There are some pretty interesting essays in the newest issue of The Writing Instructor, not the least of which is Christyne Berzsenyi's essay on slurs and obscenities in CMC-chat. An excerpt follows:

In the case with my 12 basic writing students, their obscenities operated within a peer communication context independent of me. While I was physically in the computer classroom with them, I was not in the conference space reading and writing their conference text. What resulted was a peer-run rhetorical game operating beyond my knowledge or control. Indeed, students later admitted, during a follow up class conversation, that they didn’t realize that I would be reviewing the earlier portions of the transcript. They reported feeling unaccountable for their text, just having fun with the freedom and lack of supervision, not unlike some of the ways students “act up” when the teacher leaves a traditional classroom. New order was established among the peers, and these students were actively engaged in a composing process as agents, experimenting with their own authority and hierarchical social status in a real, rhetorical context. In other words, they communicated in the roles of real writers and readers in a communication context that was motivated by genuine, not contrived, exigency—compelled to immediate discursive action.

On the one hand, I wanted to celebrate students’ finding their voices, as offensive as they were during this chat, because writing with voice isn’t an easy feat for basic writers. I didn’t want to discourage their generating of material and having something to say, because developmental writers are typically unmotivated, unconfident, and under prepared in skills and strategies (Matthews-DeNatale). Therefore, half the battle is just getting them to write and feel comfortable doing so; then, teachers can develop specific rhetorical skills, stylistic features, genre knowledge, etc. On the other hand, I wanted to express my concerns about their crude, dismissive, and graphic language that degraded women and gays. I questioned if I was pushing my own ethical values and practices onto students. Finally, I wondered about the value of outlawing obscenities, which perhaps would only function to give me a false sense of social harmony. My pedagogical challenge continues to be the negotiation of preparing and presenting a process of rhetorical analysis with students that avoids forcefully imposing particular values on students but opens the discussion.
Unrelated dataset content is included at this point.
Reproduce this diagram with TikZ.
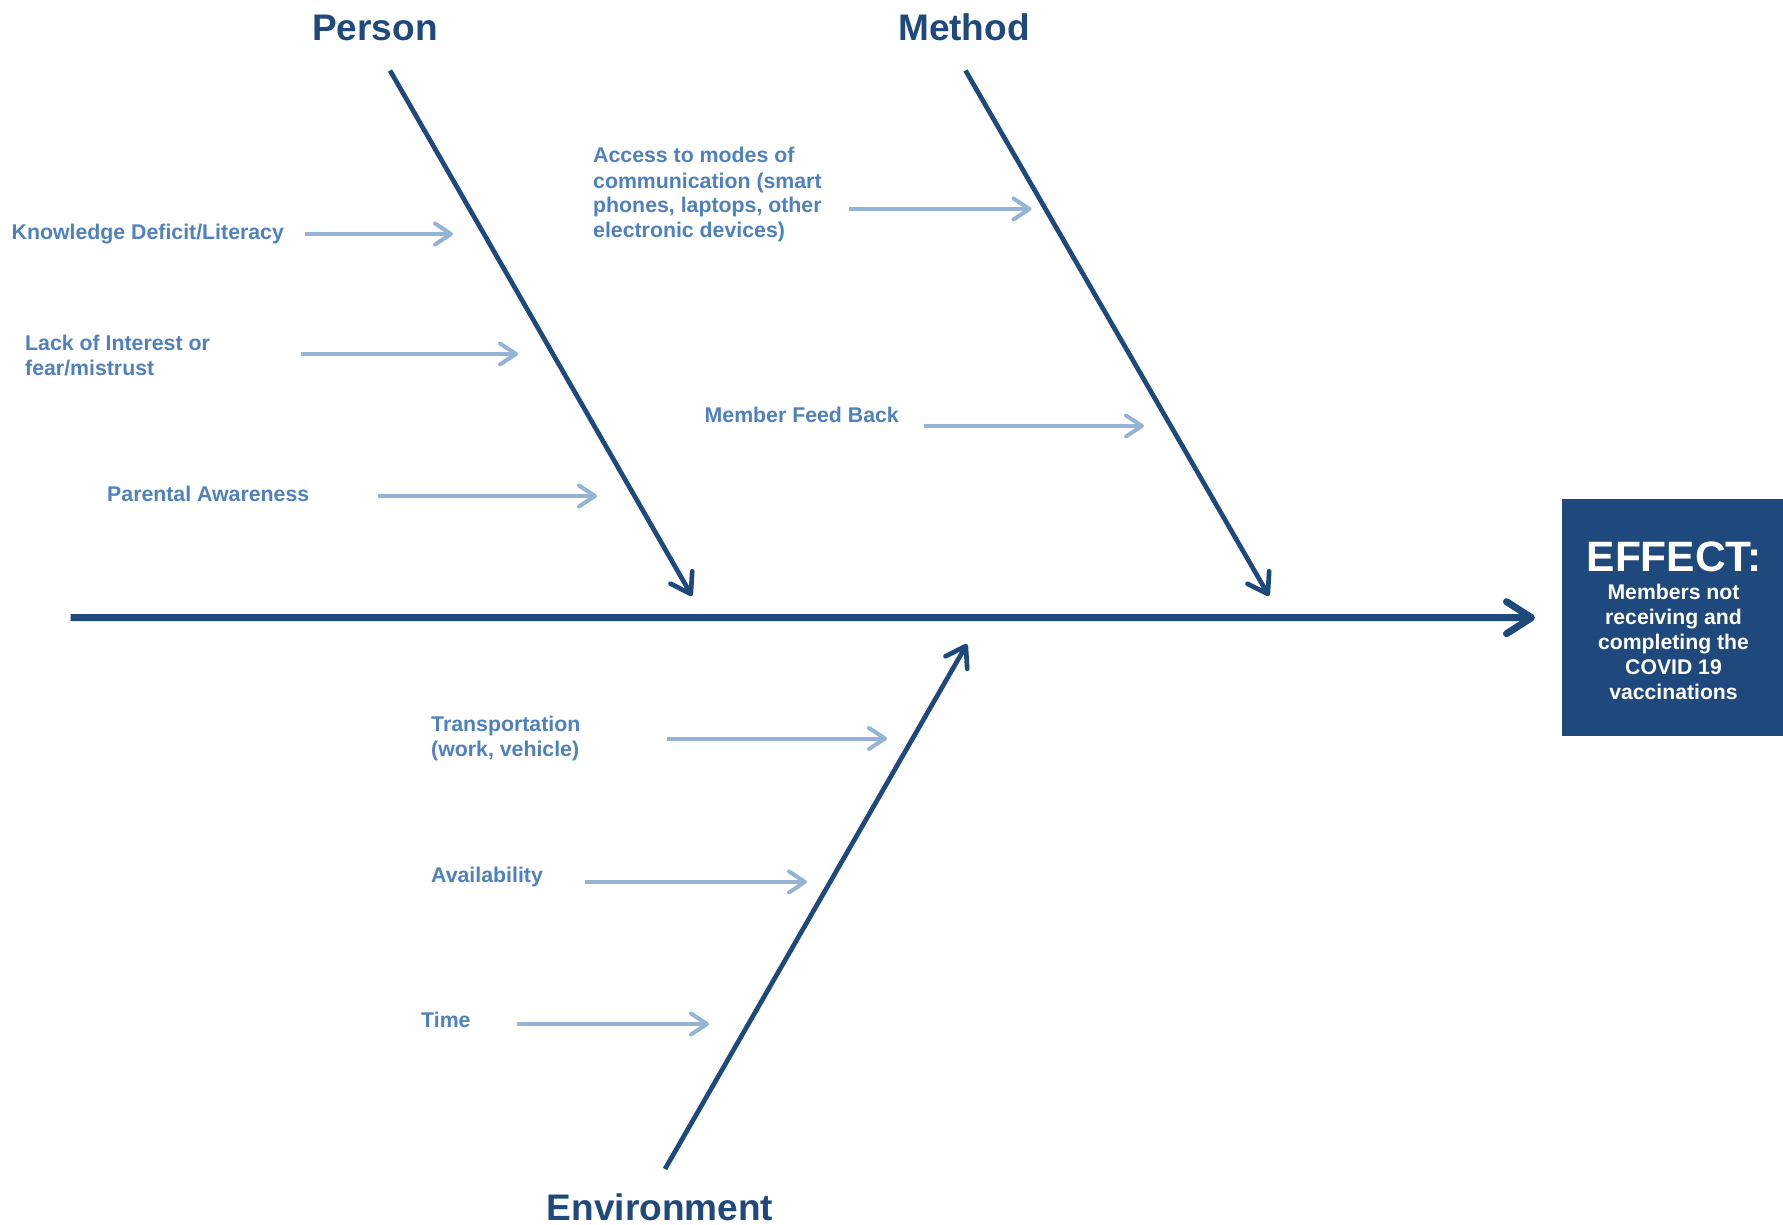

Later, Berzsenyi facilitates a face-to-face reflection on the utterances in the computer-mediated discussion, and gets this response:

Once again, students admitted to a lack of forethought about the various potential malevolent connotations and effects of their humor that was directed toward an assumed heterosexual male adolescent audience with a common anti-gay sensibility. Clearly, as a writing instructor, my challenge was to increase students’ awareness of their audience.

How do you handle it when things like this come up? Do you lay down ground rules at the beginning? Do you have this kind of group reflection? I see this article as a case study that replicates prior research in this area. Can an open-content approach bring new solutions to this problem, for example if students blog and then have to respond to comments made by readers outside the class?